The third and final round was a rapid-fire round of general knowledge questions, with the object being to fill in all the remaining numbers on the card. (If a player won both of the first two rounds, they could do so with a total of six correct answers.) The first player to do this won the game, an additional $3,000 on top of whatever else they'd won up to that point, and a chance to win $10,000 in the bonus round.
The Trump Card bonus round was played very similar to the one that was employed by Jeopardy!
during its 1978-79 revival. The winning contestant faced a 25 square board and had to make a line of five squares either across, up and down, or diagonally with his/her answers. Before the round, the contestant was given a free space, chosen by drawing a card. If the player had not used his/her Trump Card during the game, they drew a second card for a second free space.
Once the free space(s) were put on the board, the contestant would then have 45 seconds to make the line. The contestant would call off the numbers, and host Cefalo would read questions. Getting an answer right claimed the box. However, if a contestant passed or answered incorrectly, the number would be blacked out and the contestant would work their way around it. Completing the line before time ran out netted the contestant $10,000. A contestant winning all three rounds and the bonus would therefore win a total of $15,250.
$100,000 Tournament of Champions
Towards the end of Trump Card's run, the $10,000 bonus round winners were invited back to play for $100,000. The rules, however, were slightly different.
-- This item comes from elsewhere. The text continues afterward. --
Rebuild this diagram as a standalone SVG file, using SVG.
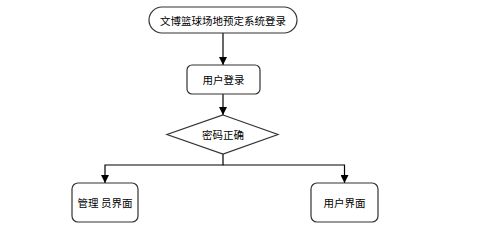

- Each game was played for $3,000. There were no bonuses awarded for the first two rounds. The endgame was still played for a $10,000 bonus.
- In the final, the two losing contestants were given $2,500. The winner of the tournament netted $10,000. To win the $100,000, s/he would have to face the bonus round one final time. If s/he was to win the bonus round, the $100,000 was theirs. If not, the contestant left with all winnings earned up to that point. The $100,000 bonus round wasn't won.
All episodes of Trump Card exist, but the show has not been seen in reruns since its last broadcast.